Volume of the spherical cap: $K_h := \left \{(x, y, z) ∈ \mathbb{R}^3 | x^2 + y^2 + z^2 ≤ R, z > h\right \}$

Question

I want to check if my solution to this problem is right.

I have to calculate for $R > 0$ and $h\in [0, R)$ the volume of the spherical cap: $K_h := \left \{(x, y, z) ∈ \mathbb{R}^3 | x^2 + y^2 + z^2 ≤ R^2, z > h\right \}$

So what I have done is $$V(K_h)= \int_{R}^{h}\left(\int_{x^2+y^2 \leq R^2-z^2} 1d(x,y)\right)dz\\=\int_{R}^{h}(R^2-z^2)dz\\= \left[R^2z-\dfrac{z^3}{3}\right]_{R}^{h}=\dfrac{3hR^2-h^3}{3}-\dfrac{2R^3}{3}$$

I think I have done a mess, but I don't know where the error is. Can someone help me?

Answer 1

Your integral over $dxdy$ is wrong.
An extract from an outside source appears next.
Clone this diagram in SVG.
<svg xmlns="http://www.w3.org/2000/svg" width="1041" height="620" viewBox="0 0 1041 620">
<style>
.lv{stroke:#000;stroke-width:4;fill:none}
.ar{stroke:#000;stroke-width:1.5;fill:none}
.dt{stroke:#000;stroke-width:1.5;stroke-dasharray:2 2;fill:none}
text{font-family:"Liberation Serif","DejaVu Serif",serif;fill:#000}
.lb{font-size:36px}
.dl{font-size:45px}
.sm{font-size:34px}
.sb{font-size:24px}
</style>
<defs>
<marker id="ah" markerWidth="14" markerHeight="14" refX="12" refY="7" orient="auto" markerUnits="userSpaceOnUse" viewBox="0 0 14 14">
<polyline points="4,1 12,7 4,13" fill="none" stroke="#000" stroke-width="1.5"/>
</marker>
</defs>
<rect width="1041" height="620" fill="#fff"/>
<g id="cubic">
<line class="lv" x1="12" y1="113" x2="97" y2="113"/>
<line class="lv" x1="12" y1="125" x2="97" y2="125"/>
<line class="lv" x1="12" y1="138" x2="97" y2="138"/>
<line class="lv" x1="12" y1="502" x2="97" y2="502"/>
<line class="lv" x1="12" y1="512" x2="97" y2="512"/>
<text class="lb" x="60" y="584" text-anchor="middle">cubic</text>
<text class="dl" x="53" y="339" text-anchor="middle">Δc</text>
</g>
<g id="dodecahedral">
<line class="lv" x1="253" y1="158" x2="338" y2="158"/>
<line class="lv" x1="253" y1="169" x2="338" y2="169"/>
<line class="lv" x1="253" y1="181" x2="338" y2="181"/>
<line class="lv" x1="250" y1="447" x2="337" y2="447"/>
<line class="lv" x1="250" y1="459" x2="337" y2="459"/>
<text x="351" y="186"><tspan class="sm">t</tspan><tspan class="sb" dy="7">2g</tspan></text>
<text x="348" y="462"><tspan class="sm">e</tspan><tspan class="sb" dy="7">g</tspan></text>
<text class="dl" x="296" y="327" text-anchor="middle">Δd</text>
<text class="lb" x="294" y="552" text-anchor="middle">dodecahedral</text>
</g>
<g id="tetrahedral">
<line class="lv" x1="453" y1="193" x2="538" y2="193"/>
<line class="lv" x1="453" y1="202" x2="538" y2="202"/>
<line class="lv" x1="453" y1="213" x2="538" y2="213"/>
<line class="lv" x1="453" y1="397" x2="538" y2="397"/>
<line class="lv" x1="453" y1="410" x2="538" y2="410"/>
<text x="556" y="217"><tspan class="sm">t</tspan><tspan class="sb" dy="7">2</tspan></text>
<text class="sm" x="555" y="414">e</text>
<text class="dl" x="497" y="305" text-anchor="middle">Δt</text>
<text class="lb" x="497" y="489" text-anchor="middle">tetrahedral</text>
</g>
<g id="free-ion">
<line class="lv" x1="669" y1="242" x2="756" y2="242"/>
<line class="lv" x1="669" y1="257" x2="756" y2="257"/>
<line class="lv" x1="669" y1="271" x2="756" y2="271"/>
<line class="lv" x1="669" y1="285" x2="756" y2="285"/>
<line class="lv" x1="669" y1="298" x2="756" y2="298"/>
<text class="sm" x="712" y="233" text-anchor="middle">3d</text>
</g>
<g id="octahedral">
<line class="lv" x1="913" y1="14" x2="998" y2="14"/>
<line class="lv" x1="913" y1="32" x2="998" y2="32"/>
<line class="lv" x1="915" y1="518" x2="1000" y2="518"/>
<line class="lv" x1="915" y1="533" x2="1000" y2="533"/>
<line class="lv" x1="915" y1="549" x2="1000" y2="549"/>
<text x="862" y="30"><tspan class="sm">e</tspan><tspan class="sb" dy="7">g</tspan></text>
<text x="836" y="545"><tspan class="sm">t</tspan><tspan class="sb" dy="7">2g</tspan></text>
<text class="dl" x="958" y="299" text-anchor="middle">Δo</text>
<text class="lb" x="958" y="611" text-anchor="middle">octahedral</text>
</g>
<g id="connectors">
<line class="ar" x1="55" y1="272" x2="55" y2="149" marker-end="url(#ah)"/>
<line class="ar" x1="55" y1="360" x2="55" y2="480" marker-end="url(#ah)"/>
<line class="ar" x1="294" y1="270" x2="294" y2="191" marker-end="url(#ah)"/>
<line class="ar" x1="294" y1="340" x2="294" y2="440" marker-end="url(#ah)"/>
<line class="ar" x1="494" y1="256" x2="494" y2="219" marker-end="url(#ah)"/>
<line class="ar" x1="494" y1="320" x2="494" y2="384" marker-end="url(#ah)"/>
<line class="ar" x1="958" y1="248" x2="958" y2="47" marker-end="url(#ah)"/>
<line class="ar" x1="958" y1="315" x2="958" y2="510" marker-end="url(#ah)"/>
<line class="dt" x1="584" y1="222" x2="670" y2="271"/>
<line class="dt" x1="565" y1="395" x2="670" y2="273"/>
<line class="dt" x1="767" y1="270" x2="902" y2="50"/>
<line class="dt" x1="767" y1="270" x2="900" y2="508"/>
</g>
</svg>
That region is a disk, with area $\pi(R^2-z^2)$. $$\int_0^{R^2-z^2}dxdy=\int_0^{2\pi} d\phi\int_0^{\sqrt{R^2-z^2}} \rho d\rho\\=2\pi\frac{\left(\sqrt{R^2-z^2}\right)^2}{2}\\=\pi(R^2-z^2)$$ Also, the limits of integration for $z$ are from $h$ to $R$, not the other way around. $$\int_h^R\pi(R^2-z^2)dz=\pi R^3-\pi R^2h-\pi\frac{R^3}3+\pi\frac{h^3}3$$

To check your solution, if you plug in $h=0$ you should get half the volume of a sphere, or for $h=-R$ you get the full volume.

Answer 2

I think it is better to use cylindrical coordinates:

$x = r\cos\theta $
$y =r\sin\theta $
$z =z$
$J = r$

_$x^2+y^2+z^2 \leq R \Rightarrow z\leq \sqrt{R-r^2} $

So the limits of $z$ are $h$ and $\sqrt{R-r^2}$

_Clearly $0 \leq \theta \leq 2\pi$

_it remains to find the limits of $r$

Since $z\geq h$,we get : $x^2+y^2 \leq R -h^2 \Rightarrow 0 \leq r\leq \sqrt{R-h^2}$

And so :
$V = \displaystyle\int dV = \displaystyle \int_0^{2\pi} \displaystyle\int_0^{\sqrt{R-h^2}}\displaystyle\int_0^{\sqrt{R-r^2}} r\,\, dz \,\,dr\,\, d\theta$